Look for "matplotlib" in the listing below. Gather each line that contains it.

== Listed entries

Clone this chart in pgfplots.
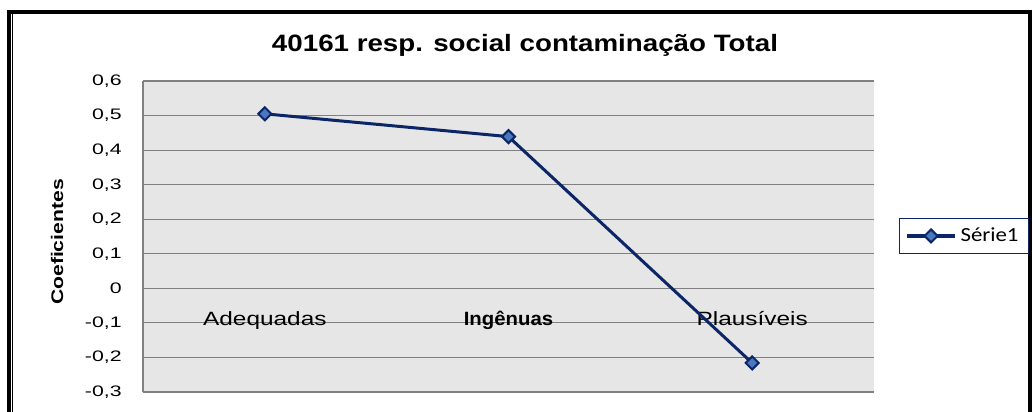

====
== Listed entries

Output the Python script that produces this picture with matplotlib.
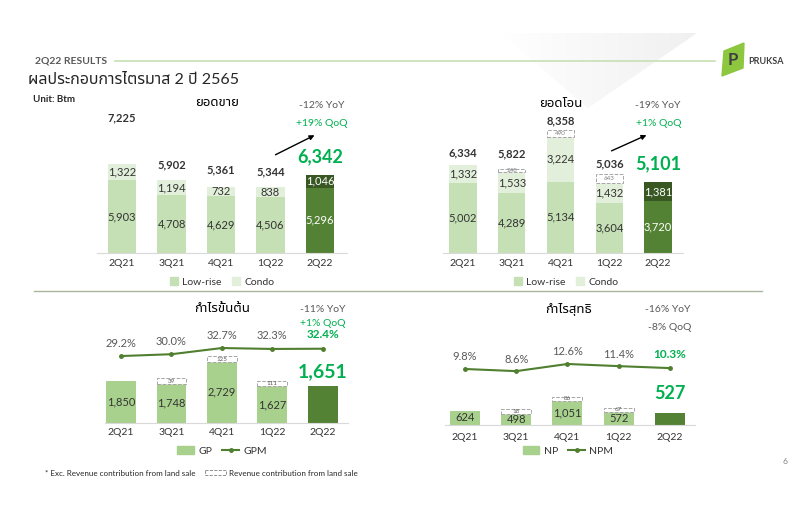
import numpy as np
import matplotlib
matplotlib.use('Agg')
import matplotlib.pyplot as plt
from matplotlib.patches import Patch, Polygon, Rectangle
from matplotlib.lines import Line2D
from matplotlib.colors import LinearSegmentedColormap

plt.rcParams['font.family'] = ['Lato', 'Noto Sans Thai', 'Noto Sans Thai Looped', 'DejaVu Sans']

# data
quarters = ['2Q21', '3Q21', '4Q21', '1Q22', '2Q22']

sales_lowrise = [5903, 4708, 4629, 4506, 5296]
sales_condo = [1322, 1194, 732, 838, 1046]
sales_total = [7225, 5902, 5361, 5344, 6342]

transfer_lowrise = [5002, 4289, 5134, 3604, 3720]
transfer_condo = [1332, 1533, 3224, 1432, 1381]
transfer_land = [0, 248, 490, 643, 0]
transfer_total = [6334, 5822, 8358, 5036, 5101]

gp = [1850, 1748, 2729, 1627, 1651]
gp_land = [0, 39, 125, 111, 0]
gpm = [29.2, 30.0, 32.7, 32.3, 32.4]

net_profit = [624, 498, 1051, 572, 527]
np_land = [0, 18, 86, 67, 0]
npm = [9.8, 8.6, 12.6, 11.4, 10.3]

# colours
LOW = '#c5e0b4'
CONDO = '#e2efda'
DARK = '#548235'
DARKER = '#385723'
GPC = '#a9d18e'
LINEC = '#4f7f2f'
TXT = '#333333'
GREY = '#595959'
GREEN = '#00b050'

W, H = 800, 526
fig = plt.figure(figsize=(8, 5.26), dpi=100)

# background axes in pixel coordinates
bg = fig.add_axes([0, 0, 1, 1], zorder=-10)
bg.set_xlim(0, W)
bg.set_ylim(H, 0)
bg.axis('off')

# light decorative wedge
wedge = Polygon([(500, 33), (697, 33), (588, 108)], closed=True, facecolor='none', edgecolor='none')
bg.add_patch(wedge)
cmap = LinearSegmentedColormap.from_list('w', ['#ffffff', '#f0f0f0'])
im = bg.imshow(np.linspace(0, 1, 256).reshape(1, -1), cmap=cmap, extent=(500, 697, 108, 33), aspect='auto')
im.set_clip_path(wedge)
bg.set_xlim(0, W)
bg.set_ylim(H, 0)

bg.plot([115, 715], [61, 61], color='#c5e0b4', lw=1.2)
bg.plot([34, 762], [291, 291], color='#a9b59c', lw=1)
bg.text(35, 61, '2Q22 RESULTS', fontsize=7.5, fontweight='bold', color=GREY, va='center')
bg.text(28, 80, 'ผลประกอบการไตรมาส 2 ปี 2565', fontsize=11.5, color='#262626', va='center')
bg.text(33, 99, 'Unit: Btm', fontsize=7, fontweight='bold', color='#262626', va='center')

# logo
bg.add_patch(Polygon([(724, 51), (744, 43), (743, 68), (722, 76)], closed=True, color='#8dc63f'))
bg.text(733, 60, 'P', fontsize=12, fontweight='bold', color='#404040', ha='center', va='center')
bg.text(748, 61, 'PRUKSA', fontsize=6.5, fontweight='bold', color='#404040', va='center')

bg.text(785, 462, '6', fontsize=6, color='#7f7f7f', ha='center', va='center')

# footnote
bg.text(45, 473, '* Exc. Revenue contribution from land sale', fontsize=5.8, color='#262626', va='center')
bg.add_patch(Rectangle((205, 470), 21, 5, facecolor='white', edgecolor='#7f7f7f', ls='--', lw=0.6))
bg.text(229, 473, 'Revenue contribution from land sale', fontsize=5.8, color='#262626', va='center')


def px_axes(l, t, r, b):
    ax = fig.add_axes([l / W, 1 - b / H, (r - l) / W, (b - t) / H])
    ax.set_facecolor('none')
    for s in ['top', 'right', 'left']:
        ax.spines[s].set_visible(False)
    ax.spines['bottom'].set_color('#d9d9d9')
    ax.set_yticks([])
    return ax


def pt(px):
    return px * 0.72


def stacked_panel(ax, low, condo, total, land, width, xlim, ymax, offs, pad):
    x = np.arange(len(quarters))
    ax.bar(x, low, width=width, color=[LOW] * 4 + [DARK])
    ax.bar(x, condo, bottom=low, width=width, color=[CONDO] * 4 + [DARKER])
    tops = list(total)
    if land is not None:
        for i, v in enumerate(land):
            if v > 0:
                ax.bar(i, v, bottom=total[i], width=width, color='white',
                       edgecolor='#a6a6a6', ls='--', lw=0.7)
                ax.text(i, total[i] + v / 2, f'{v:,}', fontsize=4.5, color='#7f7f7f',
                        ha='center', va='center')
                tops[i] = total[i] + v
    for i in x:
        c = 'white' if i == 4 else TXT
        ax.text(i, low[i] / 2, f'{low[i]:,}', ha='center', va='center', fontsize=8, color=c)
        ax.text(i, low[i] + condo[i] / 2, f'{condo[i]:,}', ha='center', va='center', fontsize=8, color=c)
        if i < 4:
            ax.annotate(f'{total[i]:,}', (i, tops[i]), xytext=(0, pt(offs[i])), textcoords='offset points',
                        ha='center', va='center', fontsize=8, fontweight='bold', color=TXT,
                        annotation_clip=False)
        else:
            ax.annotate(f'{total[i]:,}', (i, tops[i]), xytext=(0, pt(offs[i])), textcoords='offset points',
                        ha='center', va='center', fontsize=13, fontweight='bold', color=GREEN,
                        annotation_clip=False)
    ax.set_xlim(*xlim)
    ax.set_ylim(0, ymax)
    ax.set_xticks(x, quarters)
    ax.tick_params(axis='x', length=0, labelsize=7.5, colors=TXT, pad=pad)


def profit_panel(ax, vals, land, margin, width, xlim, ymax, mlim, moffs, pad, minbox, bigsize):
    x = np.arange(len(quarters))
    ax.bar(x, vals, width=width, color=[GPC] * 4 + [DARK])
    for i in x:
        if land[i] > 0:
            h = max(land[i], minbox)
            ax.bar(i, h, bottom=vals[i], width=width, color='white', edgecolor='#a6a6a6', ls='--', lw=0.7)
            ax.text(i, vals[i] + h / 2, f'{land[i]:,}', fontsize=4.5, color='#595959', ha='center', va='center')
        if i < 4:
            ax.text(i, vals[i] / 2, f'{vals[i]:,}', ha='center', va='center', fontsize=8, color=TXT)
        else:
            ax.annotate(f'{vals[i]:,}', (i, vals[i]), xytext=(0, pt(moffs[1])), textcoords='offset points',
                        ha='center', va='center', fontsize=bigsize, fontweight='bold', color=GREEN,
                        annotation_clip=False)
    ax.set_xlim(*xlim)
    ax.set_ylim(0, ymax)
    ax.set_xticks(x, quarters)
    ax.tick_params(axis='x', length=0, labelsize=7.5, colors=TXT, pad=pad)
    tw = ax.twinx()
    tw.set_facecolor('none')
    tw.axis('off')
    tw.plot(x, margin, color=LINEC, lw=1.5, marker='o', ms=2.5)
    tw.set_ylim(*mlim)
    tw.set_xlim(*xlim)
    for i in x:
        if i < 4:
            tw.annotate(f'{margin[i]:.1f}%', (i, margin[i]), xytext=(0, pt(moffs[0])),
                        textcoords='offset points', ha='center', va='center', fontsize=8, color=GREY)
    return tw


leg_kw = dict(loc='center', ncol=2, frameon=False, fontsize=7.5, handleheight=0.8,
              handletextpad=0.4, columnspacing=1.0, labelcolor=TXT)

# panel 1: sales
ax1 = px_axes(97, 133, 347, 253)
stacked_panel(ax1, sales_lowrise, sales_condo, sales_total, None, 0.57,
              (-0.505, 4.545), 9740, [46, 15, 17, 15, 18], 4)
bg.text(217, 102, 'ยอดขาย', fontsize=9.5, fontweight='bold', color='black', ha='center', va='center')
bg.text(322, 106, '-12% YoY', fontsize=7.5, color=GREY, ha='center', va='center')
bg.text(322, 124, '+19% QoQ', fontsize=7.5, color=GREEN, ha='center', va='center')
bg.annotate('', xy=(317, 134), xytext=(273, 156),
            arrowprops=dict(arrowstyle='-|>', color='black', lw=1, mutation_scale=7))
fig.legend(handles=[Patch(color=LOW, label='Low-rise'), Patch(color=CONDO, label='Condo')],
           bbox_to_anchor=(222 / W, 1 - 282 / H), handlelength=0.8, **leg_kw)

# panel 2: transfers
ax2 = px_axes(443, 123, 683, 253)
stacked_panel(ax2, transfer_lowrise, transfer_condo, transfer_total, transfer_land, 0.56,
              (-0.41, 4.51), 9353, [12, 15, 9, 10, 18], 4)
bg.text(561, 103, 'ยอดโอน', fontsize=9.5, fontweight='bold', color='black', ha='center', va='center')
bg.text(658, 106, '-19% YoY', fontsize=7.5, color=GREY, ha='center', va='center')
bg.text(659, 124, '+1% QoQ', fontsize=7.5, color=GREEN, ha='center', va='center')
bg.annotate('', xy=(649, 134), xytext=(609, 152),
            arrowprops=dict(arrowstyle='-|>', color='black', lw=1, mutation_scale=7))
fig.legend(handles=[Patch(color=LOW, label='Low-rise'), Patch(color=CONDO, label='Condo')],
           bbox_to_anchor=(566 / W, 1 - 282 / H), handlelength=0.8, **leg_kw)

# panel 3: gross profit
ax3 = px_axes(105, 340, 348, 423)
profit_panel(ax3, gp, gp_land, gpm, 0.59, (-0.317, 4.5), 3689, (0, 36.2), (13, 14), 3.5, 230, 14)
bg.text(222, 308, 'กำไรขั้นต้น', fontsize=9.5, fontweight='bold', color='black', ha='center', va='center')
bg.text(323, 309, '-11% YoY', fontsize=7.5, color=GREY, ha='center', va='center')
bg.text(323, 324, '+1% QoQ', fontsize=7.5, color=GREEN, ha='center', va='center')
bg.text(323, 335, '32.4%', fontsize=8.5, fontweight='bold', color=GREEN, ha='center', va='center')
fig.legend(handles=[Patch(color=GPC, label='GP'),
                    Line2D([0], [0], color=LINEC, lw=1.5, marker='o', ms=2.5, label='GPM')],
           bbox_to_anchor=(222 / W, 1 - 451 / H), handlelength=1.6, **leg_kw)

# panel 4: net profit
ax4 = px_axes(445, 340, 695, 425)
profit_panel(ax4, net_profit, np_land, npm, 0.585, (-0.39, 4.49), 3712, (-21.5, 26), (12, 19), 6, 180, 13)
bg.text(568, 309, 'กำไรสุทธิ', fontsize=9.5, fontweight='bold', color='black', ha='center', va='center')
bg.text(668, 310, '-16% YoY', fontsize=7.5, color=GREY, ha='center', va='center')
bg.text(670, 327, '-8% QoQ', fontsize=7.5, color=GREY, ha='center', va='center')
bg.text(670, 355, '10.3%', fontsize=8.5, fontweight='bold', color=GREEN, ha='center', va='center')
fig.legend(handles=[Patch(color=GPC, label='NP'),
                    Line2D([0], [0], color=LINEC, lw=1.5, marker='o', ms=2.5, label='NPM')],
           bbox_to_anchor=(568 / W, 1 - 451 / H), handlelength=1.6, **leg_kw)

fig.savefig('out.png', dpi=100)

====

Task answer:
Output the Python script that produces this picture with matplotlib.
import matplotlib
matplotlib.use('Agg')
import matplotlib.pyplot as plt
from matplotlib.patches import Patch, Polygon, Rectangle
from matplotlib.lines import Line2D
from matplotlib.colors import LinearSegmentedColormap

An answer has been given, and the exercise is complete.